Comme le navire ne semble pas couler, Lemp tire une
troisième torpille, mais elle aussi fonctionne mal ou
manque la cible.
- En se rapprochant discrètement de la cible, Lemp peut
bientôt voir clairement sa silhouette. Il descend et
vérifie la copie du Lloyd's Register of merchant
ships qui se trouve à bord du bateau. Il
s'aperçoit alors qu'il a commis une erreur inexcusable et
épouvantable. Il ne s'agit pas d'un croiseur auxiliaire,
mais du S.S. Athenia, un paquebot britannique bien connu,
âgé de seize ans et pesant 13 580 tonnes, de la
ligne Donaldson. Il fait route vers le Canada, chargé de 1
103 hommes, femmes et enfants, dont 311 Américains fuyant
la guerre. Si un doute subsiste dans l'esprit de Lemp quant
à l'identité du navire, il est rapidement
levé. L'opérateur de l'Athenia émet
en télégraphie à plusieurs reprises un
signal de détresse en langage clair, indiquant sa position
et le code à trois lettres, SSS, signifiant qu'il a
été attaqué par un U-Boot.

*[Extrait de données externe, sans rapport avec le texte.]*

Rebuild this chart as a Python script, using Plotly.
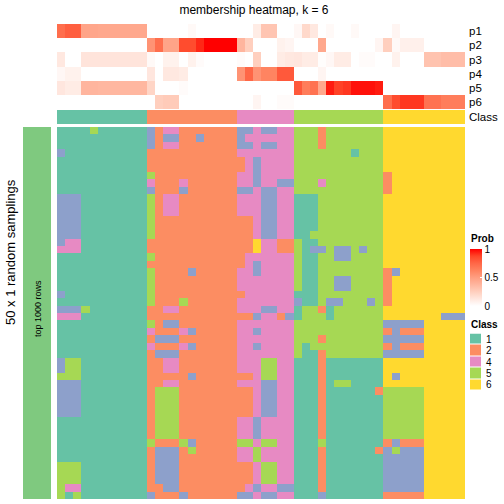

Tout cela est
clairement audible sur le récepteur radio de
l'U-30.
- Lemp aggrave ensuite l'erreur. Il a reçu l'ordre de
maintenir le silence radio pour dissimuler sa présence,
mais le signal de détresse - et le SSS - de
l'Athenia l'ont déjà trahi. Il ne veut pas
indûment compromettre la sécurité de son
bateau en brisant le silence radio pour informer Berlin ou
Dönitz de cette erreur flagrante, informant ainsi le
gouvernement allemand en temps opportun d'une tempête
publique certaine de se produire. Craignant peut-être
d'être rappelé et relevé de son commandement
- ou peut-être sévèrement puni par le
gouvernement nazi - Lemp n'envoie aucun message, laissant ainsi
Berlin et Dönitz complètement dans le noir.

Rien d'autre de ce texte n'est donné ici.